Want to learn the art of crafting copy that your ideal clients will actually want to stop and read?

SHUT UP. SERIOUSLY. JUST SHUT. UP.

Just stop talking, stop over-explaining, stop rationalizing and stop confusing everyone, including yourself.

Notice the quiet? It’s lovely, isn’t it.

Now that you’ve kept silent long enough for the echo of you voice to fade away, I invite you to pay attention to the other noise many of us ignore: The ones made by your ideal clients and fans.Silence

OK, telling you to shut up might sound harsh, but sometimes it’s the only way to get many business owners to understand that if they want to find the most powerful way to speak to their audiences, they don’t have to get clever and pull stuff out of thin air.

Instead, just start paying attention to what their clients are already saying about their product.

In “The Micros-Script Rules” by Bill Schley (who by the way, has one of the best sub-titles, “It’s not what people hear, it’s what they repeat”), he talks about the company Airborne, the over-the-counter product that was invented by a second grade teacher. For many travelers, Airborne is the go-to supplement to take before getting on the plane, especially if you don’t want to get sick.

Of course, this wasn’t the intention of their marketing or even their original target.

“The company wasn’t even thinking of an air travel connection when they named the product. They called it Airborne because of all the airborne germs in second grade classrooms. It was their frenzied fans who jumped to the conclusion that the name Airborne must have something to do with planes, too, and quickly generated the “take it before you get on the airplane” message. The company just listened.”

Here’s my favorite part of the passage:

“Airborne got its message from ‘Customers who told them you take it before you get on a plane to keep from getting a cold.
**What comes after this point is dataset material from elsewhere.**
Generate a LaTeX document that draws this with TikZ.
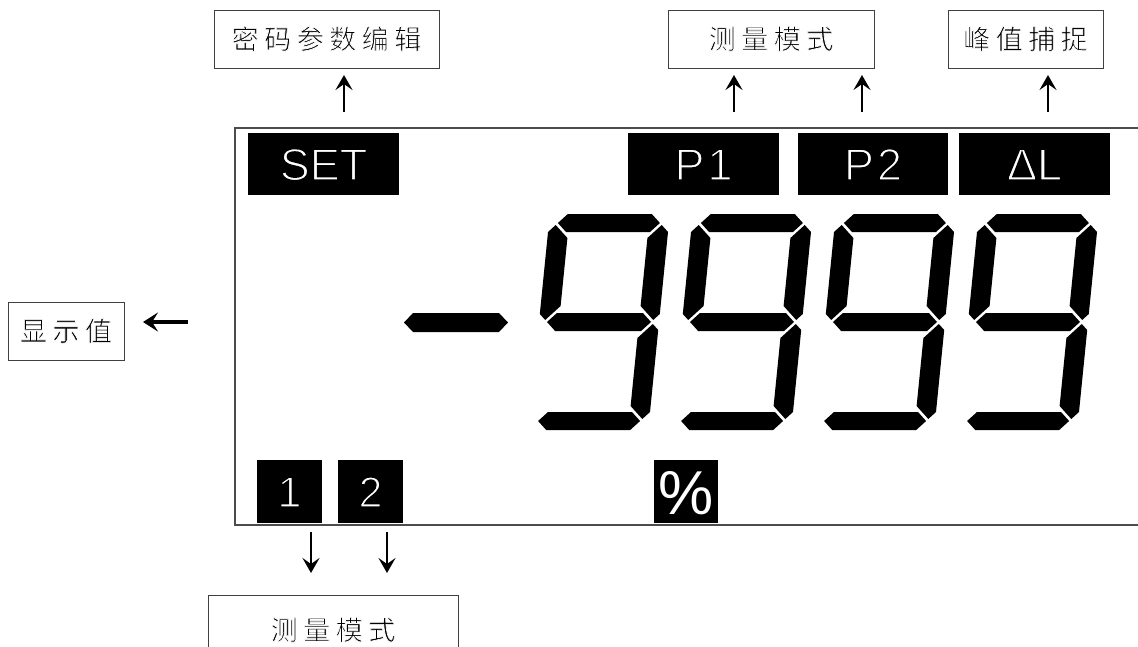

That went into their advertising and their packaging and contributed greatly to their legend.”

The lesson here is simple: Great messaging sometimes is the result of figuring out what your ideal clients are buying on their own, but more often than not, they will tell you precisely what they want, and why they want it.

It’s just a matter of whether you can shut up long enough to hear what they are telling you.